Das fremde zu Hause

Fürstlicher Schmetterlingsgarten

Das fremde zu Hause

Wirbellose - Neobiota

……Aber die Ausstellung lässt uns auch darüber nachdenken, dass das Eindringen zunächst fremder, aber zunehmend vertrauter Elemente uns selbst verändert. Denn das was wir einmal kennen, fürchten wir nicht mehr, es wird Teil unserer Kultur und Gesellschaft.

Dagegen die beiden Pole „Xenophobie – Fremdenangst“ und Exotismus – Faszination des Fremden“. Sie stellen zwei Extreme dar, die uns die objektive Sicht auf die Dinge nur erschweren: die Xenophobie bekämpft das Fremde, um das Eigene, Bekannte nicht in Frage stellen zu müssen – der Exotismus zieht dagegen in die Fremde, man muss daher zu Hause nichts ändern.
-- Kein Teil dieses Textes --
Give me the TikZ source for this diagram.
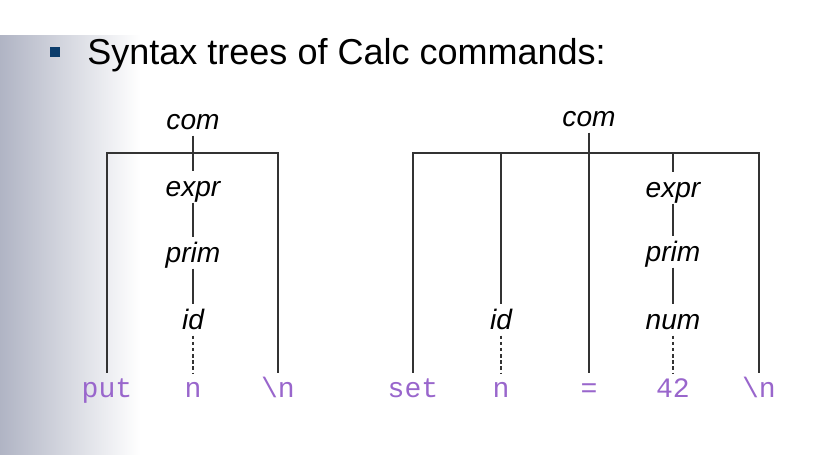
\documentclass[tikz,border=0pt]{standalone}
\usepackage{fontspec}
\setsansfont{Liberation Sans}
\setmonofont{Liberation Mono}
\usetikzlibrary{positioning}
\definecolor{tokpurple}{HTML}{9966CC}
\definecolor{bulletblue}{HTML}{0B3C6B}
\definecolor{sidegray}{HTML}{B0B4C4}
\definecolor{branchgray}{HTML}{333333}
\tikzset{
	nt/.style={font=\fontsize{16}{16}\selectfont\sffamily\itshape, inner xsep=2pt, inner ysep=0pt, text height=14pt, text depth=3.4pt},
	tok/.style={font=\fontsize{16}{16}\selectfont\ttfamily, text=tokpurple, inner xsep=2pt, inner ysep=3.5pt, text height=10.5pt, text depth=3pt},
	branch/.style={draw=branchgray, line width=0.6pt},
	leafline/.style={draw=branchgray, line width=0.6pt, dash pattern=on 2pt off 1.5pt}
}

\begin{document}
\begin{tikzpicture}[x=0.02cm, y=-0.02cm]
	\useasboundingbox (0,0) rectangle (840,454);
	\shade[left color=sidegray, right color=white] (0,35) rectangle (140,454);
	
	% title line
	\node[fill=bulletblue, inner sep=0pt, minimum width=6pt, minimum height=6pt] (bullet) at (55,52) {};
	\node[anchor=base west, font=\fontsize{20.5}{21}\selectfont\sffamily, inner sep=0pt] (title) at (87,64) {Syntax trees of Calc commands:};
	
	% put n \n
	\node[nt] (com1) at (193,120) {com};
	\node[nt] (expr1) at (193,187) {expr};
	\node[nt] (prim1) at (193,253) {prim};
	\node[nt] (id1) at (193,320) {id};
	\node[tok] (put1) at (107,391) {put};
	\node[tok] (n1) at (193,391) {n};
	\node[tok] (nl1) at (278,391) {\textbackslash n};
	\coordinate (bar1l) at (107,153);
	\coordinate (bar1r) at (278,153);
	\draw[branch] (put1.north) -- (bar1l) -- (bar1r) -- (nl1.north);
	\draw[branch] (com1) -- (expr1);
	\draw[branch] (expr1) -- (prim1);
	\draw[branch] (prim1) -- (id1);
	\draw[leafline] (id1) -- (n1);
	
	% set n = 42 \n
	\node[nt] (com2) at (589,117) {com};
	\node[nt] (expr2) at (673,188) {expr};
	\node[nt] (prim2) at (673,252) {prim};
	\node[nt] (num2) at (673,320) {num};
	\node[nt] (id2) at (501,320) {id};
	\node[tok] (set2) at (413,391) {set};
	\node[tok] (n2) at (501,391) {n};
	\node[tok] (eq2) at (589,391) {=};
	\node[tok] (lit2) at (673,391) {42};
	\node[tok] (nl2) at (759,391) {\textbackslash n};
	\coordinate (bar2l) at (413,153);
	\coordinate (bar2r) at (759,153);
	\coordinate (bar2id) at (501,153);
	\coordinate (bar2ex) at (673,153);
	\draw[branch] (set2.north) -- (bar2l) -- (bar2r) -- (nl2.north);
	\draw[branch] (bar2id) -- (id2);
	\draw[branch] (bar2ex) -- (expr2);
	\draw[branch] (com2) -- (eq2);
	\draw[branch] (expr2) -- (prim2);
	\draw[branch] (prim2) -- (num2);
	\draw[leafline] (id2) -- (n2);
	\draw[leafline] (num2) -- (lit2);
\end{tikzpicture}
\end{document}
Wenn also diese Ausstellung hier im Schmetterlingsgarten uns dazu bringt, in den exotischen Schmetterlingen das Bekannte zu finden und in den heimischen Kokons und den „insecta urbanica“ und all den weiteren Spezies, das Fremde zu entdecken, gewinnen wir auch die Chance, scheinbar unversöhnliche Gegensätze aufzulösen. Natur und Kultur statt Natur vs Kultur, Bekanntes und Fremdes statt Bekanntem vs Fremdem.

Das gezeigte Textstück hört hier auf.